Den Quedlinburger Auktionsfall hält Savelsberg zumindest für merkwürdig. Der Leonidas-Teller sei "der Rembrandt unter den Majolika. Da müsste man eigentlich genau recherchieren, wo er herkommt". Dass Auktionatoren vor jeder Versteigerung die Datenbanken verschollener Kunst prüfen, sei Wunschdenken, sagt indes Heinrich Arens, Präsident des Bundesverbandes deutscher Auktionatoren. "Sie können auch nicht alle wertvollen Sachen begutachten lassen, dafür ist der Markt zu groß." Eine Überprüfung, ob dem Verkäufer die Ware tatsächlich gehört, müsse erst stattfinden, wenn es Anhaltspunkte gebe, dass etwas nicht mit rechten Dingen zugeht.
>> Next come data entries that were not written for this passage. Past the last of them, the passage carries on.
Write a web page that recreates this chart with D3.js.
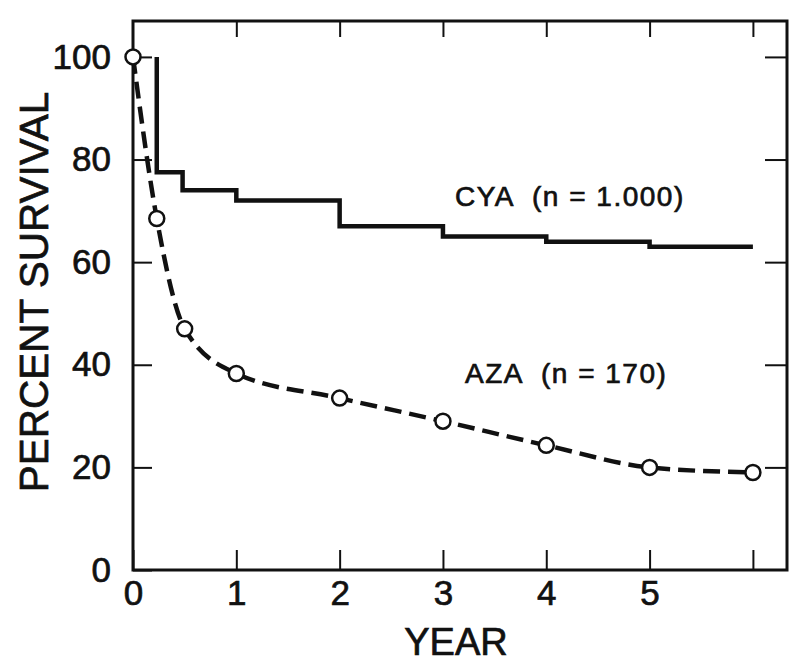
<!DOCTYPE html>
<html>
<head>
<meta charset="utf-8">
<script src="https://cdn.jsdelivr.net/npm/d3@7"></script>
<style>
   body { margin: 0; background: #fff; }
   svg { display: block; font-family: "Liberation Sans", Arial, Helvetica, sans-serif; }
   text { fill: #111; stroke: #111; stroke-width: 0.7px; }
</style>
</head>
<body>
<svg></svg>
<script>
var width = 800;
var height = 666;

// AZA (dashed, circles)
var azaYear = [0, 0.23, 0.5, 1, 2, 3, 4, 5, 6];
var azaSurvival = [100, 68.5, 47, 38.3, 33.5, 29, 24.3, 20, 19];

// CYA (solid step line), value holds from that year to the next point
var cyaYear = [0.23, 0.23, 0.48, 1, 2, 3, 4, 5, 6];
var cyaSurvival = [100, 77.5, 74, 72, 67, 65, 64, 63, 63];

var yTicks = [0, 20, 40, 60, 80, 100];
var xTicks = [0, 1, 2, 3, 4, 5, 6];
var xLabels = ['0', '1', '2', '3', '4', '5', ''];

var labels = [
   { text: 'CYA  (n = 1.000)', x: 455, y: 206 },
   { text: 'AZA  (n = 170)', x: 465, y: 383 }
];

var svg = d3.select('svg')
   .attr('width', width)
   .attr('height', height)
;

var x = d3.scaleLinear().domain([0, 6.33]).range([133, 787]);
var y = d3.scaleLinear().domain([0, 107]).range([570, 21]);

var g = svg.append('g');

// frame
g.append('rect')
   .attr('x', x.range()[0])
   .attr('y', y.range()[1])
   .attr('width', x.range()[1] - x.range()[0])
   .attr('height', y.range()[0] - y.range()[1])
   .attr('fill', 'none')
   .attr('stroke', '#111')
   .attr('stroke-width', 3)
;

function styleAxis(sel, fontSize) {
   sel.select('.domain').remove();
   sel.selectAll('.tick line').attr('stroke', '#111').attr('stroke-width', 2);
   sel.selectAll('.tick text')
      .attr('fill', '#111')
      .style('font-size', fontSize + 'px')
      .style('font-family', '"Liberation Sans", Arial, Helvetica, sans-serif');
}

g.append('g')
   .attr('transform', 'translate(' + x.range()[0] + ',0)')
   .call(d3.axisLeft(y).tickValues(yTicks).tickSizeInner(-19).tickSizeOuter(0).tickPadding(22))
   .call(styleAxis, 35)
;

g.append('g')
   .attr('transform', 'translate(' + x.range()[1] + ',0)')
   .call(d3.axisRight(y).tickValues(yTicks.slice(1)).tickSizeInner(-22).tickSizeOuter(0).tickFormat(''))
   .call(styleAxis, 35)
;

g.append('g')
   .attr('transform', 'translate(0,' + y.range()[0] + ')')
   .call(d3.axisBottom(x).tickValues(xTicks).tickSizeInner(-20).tickSizeOuter(0).tickPadding(10)
      .tickFormat(function(d, i) { return xLabels[i]; }))
   .call(styleAxis, 35)
;

g.append('g')
   .attr('transform', 'translate(0,' + y.range()[1] + ')')
   .call(d3.axisTop(x).tickValues(xTicks.slice(1)).tickSizeInner(-16).tickSizeOuter(0).tickFormat(''))
   .call(styleAxis, 35)
;

// axis titles
svg.append('text')
   .attr('x', 456)
   .attr('y', 655)
   .attr('text-anchor', 'middle')
   .style('font-size', '38px')
   .text('YEAR')
;

svg.append('text')
   .attr('transform', 'translate(48,292) rotate(-90)')
   .attr('text-anchor', 'middle')
   .style('font-size', '40.5px')
   .text('PERCENT SURVIVAL')
;

// CYA step line
var cya = cyaYear.map(function(d, i) { return [d, cyaSurvival[i]]; });
g.append('path')
   .datum(cya)
   .attr('fill', 'none')
   .attr('stroke', '#111')
   .attr('stroke-width', 4.5)
   .attr('d', d3.line()
      .x(function(d) { return x(d[0]); })
      .y(function(d) { return y(d[1]); })
      .curve(d3.curveStepAfter))
;

// AZA dashed curve
var aza = azaYear.map(function(d, i) { return [d, azaSurvival[i]]; });
g.append('path')
   .datum(aza)
   .attr('fill', 'none')
   .attr('stroke', '#111')
   .attr('stroke-width', 4.5)
   .attr('stroke-dasharray', '17,8')
   .attr('d', d3.line()
      .x(function(d) { return x(d[0]); })
      .y(function(d) { return y(d[1]); })
      .curve(d3.curveMonotoneX))
;

g.selectAll('circle')
   .data(aza)
   .enter()
   .append('circle')
   .attr('cx', function(d) { return x(d[0]); })
   .attr('cy', function(d) { return y(d[1]); })
   .attr('r', 7.5)
   .attr('fill', '#fff')
   .attr('stroke', '#111')
   .attr('stroke-width', 2.5)
;

svg.selectAll('text.label')
   .data(labels)
   .enter()
   .append('text')
   .attr('class', 'label')
   .attr('x', function(d) { return d.x; })
   .attr('y', function(d) { return d.y; })
   .style('font-size', '28px')
   .style('letter-spacing', '1.5px')
   .style('white-space', 'pre')
   .text(function(d) { return d.text; })
;
</script>
</body>
</html>
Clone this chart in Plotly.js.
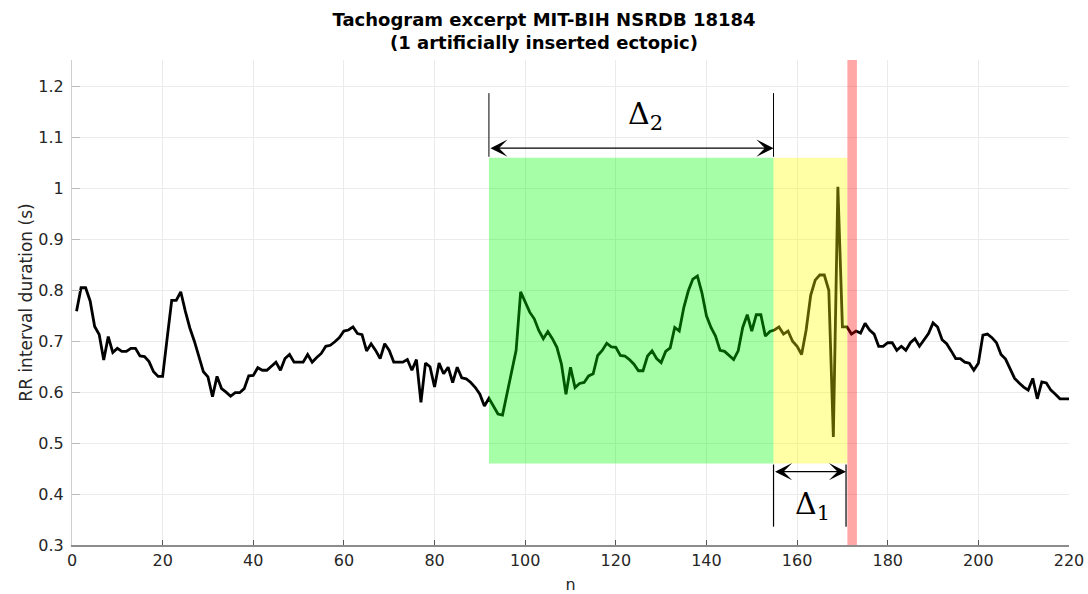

"Interessant ist, dass die Teller dort wieder auftauchen, wo sie verschwunden sind", sagt Museumsdirektor Luckhardt. Zwischen Quedlinburg und Börnecke liegen keine zehn Kilometer. Auktionator Klaus Breitschuh hatte zuletzt erklärt, eine Bekannte aus Süddeutschland habe ihm die Schätze ihres Sohnes zur Versteigerung übergeben. Ob und wie sie geprüft wurden, bleibt offen. Breitschuh war am Freitag nicht zu sprechen, das Auktionshaus schwieg und vertröstete auf Mitte / Ende Mai.